**Problem to solve:**
Copy all the data exactly, except the pictures.

**Given information:**

===

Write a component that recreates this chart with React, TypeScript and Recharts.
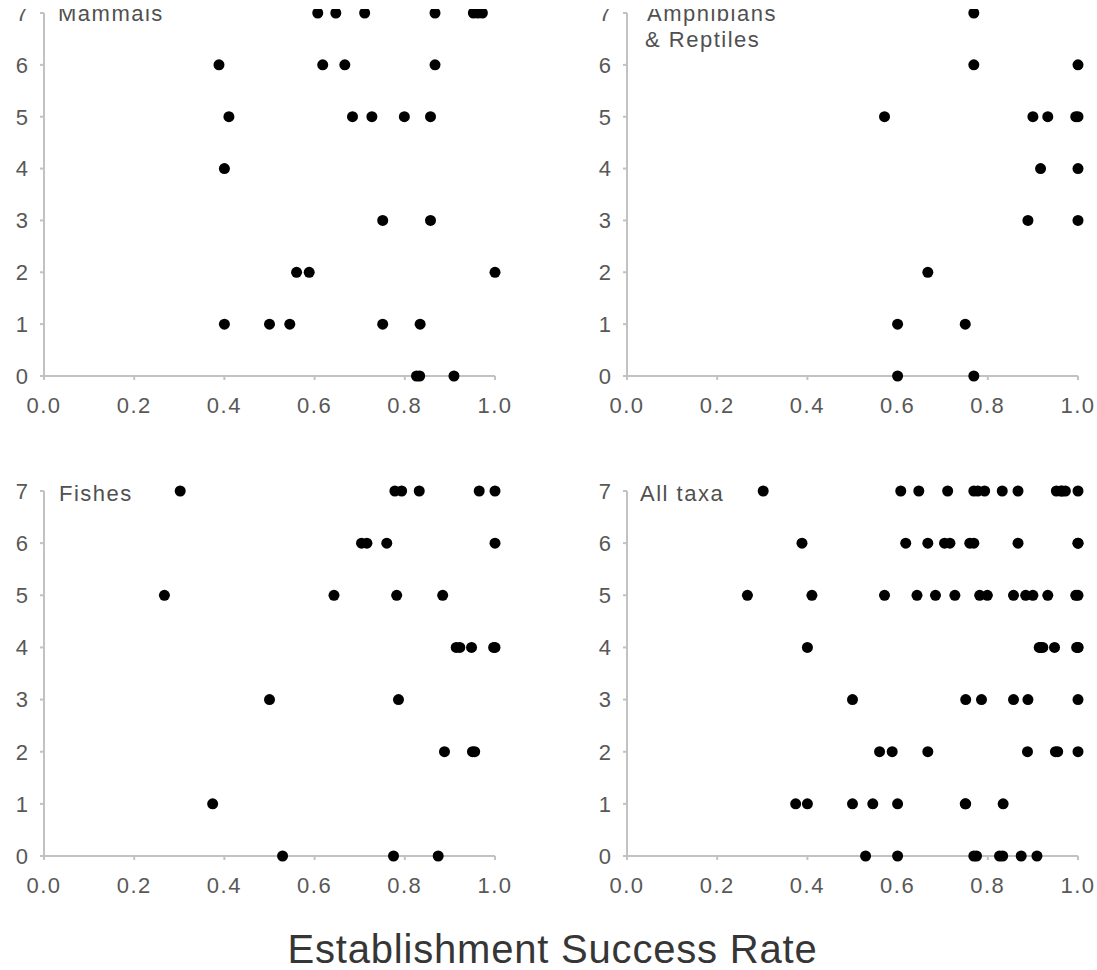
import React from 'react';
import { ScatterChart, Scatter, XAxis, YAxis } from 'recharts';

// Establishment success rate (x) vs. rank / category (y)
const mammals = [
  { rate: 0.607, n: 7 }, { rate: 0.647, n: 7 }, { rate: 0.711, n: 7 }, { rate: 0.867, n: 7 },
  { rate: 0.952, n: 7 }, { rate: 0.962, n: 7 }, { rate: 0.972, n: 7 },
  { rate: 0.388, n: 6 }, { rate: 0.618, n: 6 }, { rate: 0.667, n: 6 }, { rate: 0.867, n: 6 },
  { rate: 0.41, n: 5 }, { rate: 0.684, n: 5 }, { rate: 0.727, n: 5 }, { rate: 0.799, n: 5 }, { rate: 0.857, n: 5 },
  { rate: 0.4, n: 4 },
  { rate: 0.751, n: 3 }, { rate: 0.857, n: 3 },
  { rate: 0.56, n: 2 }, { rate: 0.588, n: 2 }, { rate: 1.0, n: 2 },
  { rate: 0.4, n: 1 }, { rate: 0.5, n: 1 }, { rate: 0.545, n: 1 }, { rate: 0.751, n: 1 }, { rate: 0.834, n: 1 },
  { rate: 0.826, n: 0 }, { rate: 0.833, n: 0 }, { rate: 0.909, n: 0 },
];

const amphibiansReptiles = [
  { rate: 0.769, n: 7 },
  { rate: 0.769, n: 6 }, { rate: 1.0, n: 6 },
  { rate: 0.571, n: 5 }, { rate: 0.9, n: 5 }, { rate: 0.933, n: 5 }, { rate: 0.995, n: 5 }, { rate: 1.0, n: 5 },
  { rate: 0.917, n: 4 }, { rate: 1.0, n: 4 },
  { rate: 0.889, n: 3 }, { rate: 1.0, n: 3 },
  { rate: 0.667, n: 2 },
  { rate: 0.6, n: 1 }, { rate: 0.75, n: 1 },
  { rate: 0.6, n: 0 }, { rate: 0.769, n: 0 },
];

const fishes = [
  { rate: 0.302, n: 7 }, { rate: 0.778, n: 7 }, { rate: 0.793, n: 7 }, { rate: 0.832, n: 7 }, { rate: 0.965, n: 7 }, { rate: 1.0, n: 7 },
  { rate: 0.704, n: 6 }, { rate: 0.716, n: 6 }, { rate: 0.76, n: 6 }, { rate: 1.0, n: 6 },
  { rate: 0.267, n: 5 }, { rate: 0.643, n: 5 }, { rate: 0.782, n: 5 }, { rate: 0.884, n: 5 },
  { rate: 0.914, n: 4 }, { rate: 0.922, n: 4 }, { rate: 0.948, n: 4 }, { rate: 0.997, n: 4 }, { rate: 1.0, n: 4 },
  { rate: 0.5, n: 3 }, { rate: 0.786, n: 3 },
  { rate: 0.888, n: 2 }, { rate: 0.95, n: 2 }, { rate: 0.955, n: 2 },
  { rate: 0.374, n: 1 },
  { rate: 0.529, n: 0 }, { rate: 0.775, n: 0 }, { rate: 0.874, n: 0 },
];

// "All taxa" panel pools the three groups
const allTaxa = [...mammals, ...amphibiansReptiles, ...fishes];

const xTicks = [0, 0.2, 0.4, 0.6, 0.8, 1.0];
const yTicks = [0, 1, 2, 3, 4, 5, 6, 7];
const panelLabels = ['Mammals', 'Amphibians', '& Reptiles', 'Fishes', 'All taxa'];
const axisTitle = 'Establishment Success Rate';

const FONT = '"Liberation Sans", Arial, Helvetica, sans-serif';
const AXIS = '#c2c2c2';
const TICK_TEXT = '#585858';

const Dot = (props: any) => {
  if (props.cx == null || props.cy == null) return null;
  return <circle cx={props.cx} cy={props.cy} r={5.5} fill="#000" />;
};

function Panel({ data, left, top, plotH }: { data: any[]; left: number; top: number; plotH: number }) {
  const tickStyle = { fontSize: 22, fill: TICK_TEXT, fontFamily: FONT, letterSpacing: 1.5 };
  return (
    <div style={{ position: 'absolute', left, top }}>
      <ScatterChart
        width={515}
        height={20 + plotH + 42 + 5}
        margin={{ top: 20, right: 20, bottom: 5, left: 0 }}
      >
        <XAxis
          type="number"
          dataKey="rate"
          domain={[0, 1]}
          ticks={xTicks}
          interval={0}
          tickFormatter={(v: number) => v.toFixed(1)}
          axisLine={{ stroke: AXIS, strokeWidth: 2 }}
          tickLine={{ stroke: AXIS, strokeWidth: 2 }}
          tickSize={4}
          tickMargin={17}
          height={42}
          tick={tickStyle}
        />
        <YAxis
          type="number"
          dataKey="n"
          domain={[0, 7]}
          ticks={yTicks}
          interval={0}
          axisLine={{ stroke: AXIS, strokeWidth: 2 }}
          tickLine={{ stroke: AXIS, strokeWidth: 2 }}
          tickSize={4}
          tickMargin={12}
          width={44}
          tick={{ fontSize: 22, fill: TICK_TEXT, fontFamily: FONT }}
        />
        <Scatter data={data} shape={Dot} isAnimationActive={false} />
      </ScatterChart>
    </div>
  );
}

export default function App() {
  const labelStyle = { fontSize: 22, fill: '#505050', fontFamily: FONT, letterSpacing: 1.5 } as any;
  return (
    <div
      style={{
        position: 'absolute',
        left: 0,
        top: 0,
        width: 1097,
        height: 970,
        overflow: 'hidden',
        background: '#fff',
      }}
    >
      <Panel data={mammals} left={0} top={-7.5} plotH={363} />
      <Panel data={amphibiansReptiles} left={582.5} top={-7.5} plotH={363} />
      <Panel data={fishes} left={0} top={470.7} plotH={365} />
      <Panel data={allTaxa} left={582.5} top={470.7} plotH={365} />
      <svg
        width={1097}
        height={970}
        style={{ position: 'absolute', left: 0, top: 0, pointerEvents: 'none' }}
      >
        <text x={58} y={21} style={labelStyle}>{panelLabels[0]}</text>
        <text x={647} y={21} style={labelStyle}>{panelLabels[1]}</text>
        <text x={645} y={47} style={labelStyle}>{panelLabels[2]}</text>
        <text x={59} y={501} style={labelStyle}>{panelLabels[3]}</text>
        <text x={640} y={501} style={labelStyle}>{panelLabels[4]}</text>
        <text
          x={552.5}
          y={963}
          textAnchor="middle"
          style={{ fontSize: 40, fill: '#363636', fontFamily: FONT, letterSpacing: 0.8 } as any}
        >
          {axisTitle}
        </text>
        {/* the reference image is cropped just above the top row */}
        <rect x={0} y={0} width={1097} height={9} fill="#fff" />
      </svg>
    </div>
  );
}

===

**Task answer:**
Write a component that recreates this chart with React, TypeScript and Recharts.
import React from 'react';
import { ScatterChart, Scatter, XAxis, YAxis } from 'recharts';

// Establishment success rate (x) vs. rank / category (y)
const mammals = [
  { rate: 0.607, n: 7 }, { rate: 0.647, n: 7 }, { rate: 0.711, n: 7 }, { rate: 0.867, n: 7 },
  { rate: 0.952, n: 7 }, { rate: 0.962, n: 7 }, { rate: 0.972, n: 7 },
  { rate: 0.388, n: 6 }, { rate: 0.618, n: 6 }, { rate: 0.667, n: 6 }, { rate: 0.867, n: 6 },
  { rate: 0.41, n: 5 }, { rate: 0.684, n: 5 }, { rate: 0.727, n: 5 }, { rate: 0.799, n: 5 }, { rate: 0.857, n: 5 },
  { rate: 0.4, n: 4 },
  { rate: 0.751, n: 3 }, { rate: 0.857, n: 3 },
  { rate: 0.56, n: 2 }, { rate: 0.588, n: 2 }, { rate: 1.0, n: 2 },
  { rate: 0.4, n: 1 }, { rate: 0.5, n: 1 }, { rate: 0.545, n: 1 }, { rate: 0.751, n: 1 }, { rate: 0.834, n: 1 },
  { rate: 0.826, n: 0 }, { rate: 0.833, n: 0 }, { rate: 0.909, n: 0 },
];

const amphibiansReptiles = [
  { rate: 0.769, n: 7 },
  { rate: 0.769, n: 6 }, { rate: 1.0, n: 6 },
  { rate: 0.571, n: 5 }, { rate: 0.9, n: 5 }, { rate: 0.933, n: 5 }, { rate: 0.995, n: 5 }, { rate: 1.0, n: 5 },
  { rate: 0.917, n: 4 }, { rate: 1.0, n: 4 },
  { rate: 0.889, n: 3 }, { rate: 1.0, n: 3 },
  { rate: 0.667, n: 2 },
  { rate: 0.6, n: 1 }, { rate: 0.75, n: 1 },
  { rate: 0.6, n: 0 }, { rate: 0.769, n: 0 },
];

const fishes = [
  { rate: 0.302, n: 7 }, { rate: 0.778, n: 7 }, { rate: 0.793, n: 7 }, { rate: 0.832, n: 7 }, { rate: 0.965, n: 7 }, { rate: 1.0, n: 7 },
  { rate: 0.704, n: 6 }, { rate: 0.716, n: 6 }, { rate: 0.76, n: 6 }, { rate: 1.0, n: 6 },
  { rate: 0.267, n: 5 }, { rate: 0.643, n: 5 }, { rate: 0.782, n: 5 }, { rate: 0.884, n: 5 },
  { rate: 0.914, n: 4 }, { rate: 0.922, n: 4 }, { rate: 0.948, n: 4 }, { rate: 0.997, n: 4 }, { rate: 1.0, n: 4 },
  { rate: 0.5, n: 3 }, { rate: 0.786, n: 3 },
  { rate: 0.888, n: 2 }, { rate: 0.95, n: 2 }, { rate: 0.955, n: 2 },
  { rate: 0.374, n: 1 },
  { rate: 0.529, n: 0 }, { rate: 0.775, n: 0 }, { rate: 0.874, n: 0 },
];

// "All taxa" panel pools the three groups
const allTaxa = [...mammals, ...amphibiansReptiles, ...fishes];

const xTicks = [0, 0.2, 0.4, 0.6, 0.8, 1.0];
const yTicks = [0, 1, 2, 3, 4, 5, 6, 7];
const panelLabels = ['Mammals', 'Amphibians', '& Reptiles', 'Fishes', 'All taxa'];
const axisTitle = 'Establishment Success Rate';

const FONT = '"Liberation Sans", Arial, Helvetica, sans-serif';
const AXIS = '#c2c2c2';
const TICK_TEXT = '#585858';

const Dot = (props: any) => {
  if (props.cx == null || props.cy == null) return null;
  return <circle cx={props.cx} cy={props.cy} r={5.5} fill="#000" />;
};

function Panel({ data, left, top, plotH }: { data: any[]; left: number; top: number; plotH: number }) {
  const tickStyle = { fontSize: 22, fill: TICK_TEXT, fontFamily: FONT, letterSpacing: 1.5 };
  return (
    <div style={{ position: 'absolute', left, top }}>
      <ScatterChart
        width={515}
        height={20 + plotH + 42 + 5}
        margin={{ top: 20, right: 20, bottom: 5, left: 0 }}
      >
        <XAxis
          type="number"
          dataKey="rate"
          domain={[0, 1]}
          ticks={xTicks}
          interval={0}
          tickFormatter={(v: number) => v.toFixed(1)}
          axisLine={{ stroke: AXIS, strokeWidth: 2 }}
          tickLine={{ stroke: AXIS, strokeWidth: 2 }}
          tickSize={4}
          tickMargin={17}
          height={42}
          tick={tickStyle}
        />
        <YAxis
          type="number"
          dataKey="n"
          domain={[0, 7]}
          ticks={yTicks}
          interval={0}
          axisLine={{ stroke: AXIS, strokeWidth: 2 }}
          tickLine={{ stroke: AXIS, strokeWidth: 2 }}
          tickSize={4}
          tickMargin={12}
          width={44}
          tick={{ fontSize: 22, fill: TICK_TEXT, fontFamily: FONT }}
        />
        <Scatter data={data} shape={Dot} isAnimationActive={false} />
      </ScatterChart>
    </div>
  );
}

export default function App() {
  const labelStyle = { fontSize: 22, fill: '#505050', fontFamily: FONT, letterSpacing: 1.5 } as any;
  return (
    <div
      style={{
        position: 'absolute',
        left: 0,
        top: 0,
        width: 1097,
        height: 970,
        overflow: 'hidden',
        background: '#fff',
      }}
    >
      <Panel data={mammals} left={0} top={-7.5} plotH={363} />
      <Panel data={amphibiansReptiles} left={582.5} top={-7.5} plotH={363} />
      <Panel data={fishes} left={0} top={470.7} plotH={365} />
      <Panel data={allTaxa} left={582.5} top={470.7} plotH={365} />
      <svg
        width={1097}
        height={970}
        style={{ position: 'absolute', left: 0, top: 0, pointerEvents: 'none' }}
      >
        <text x={58} y={21} style={labelStyle}>{panelLabels[0]}</text>
        <text x={647} y={21} style={labelStyle}>{panelLabels[1]}</text>
        <text x={645} y={47} style={labelStyle}>{panelLabels[2]}</text>
        <text x={59} y={501} style={labelStyle}>{panelLabels[3]}</text>
        <text x={640} y={501} style={labelStyle}>{panelLabels[4]}</text>
        <text
          x={552.5}
          y={963}
          textAnchor="middle"
          style={{ fontSize: 40, fill: '#363636', fontFamily: FONT, letterSpacing: 0.8 } as any}
        >
          {axisTitle}
        </text>
        {/* the reference image is cropped just above the top row */}
        <rect x={0} y={0} width={1097} height={9} fill="#fff" />
      </svg>
    </div>
  );
}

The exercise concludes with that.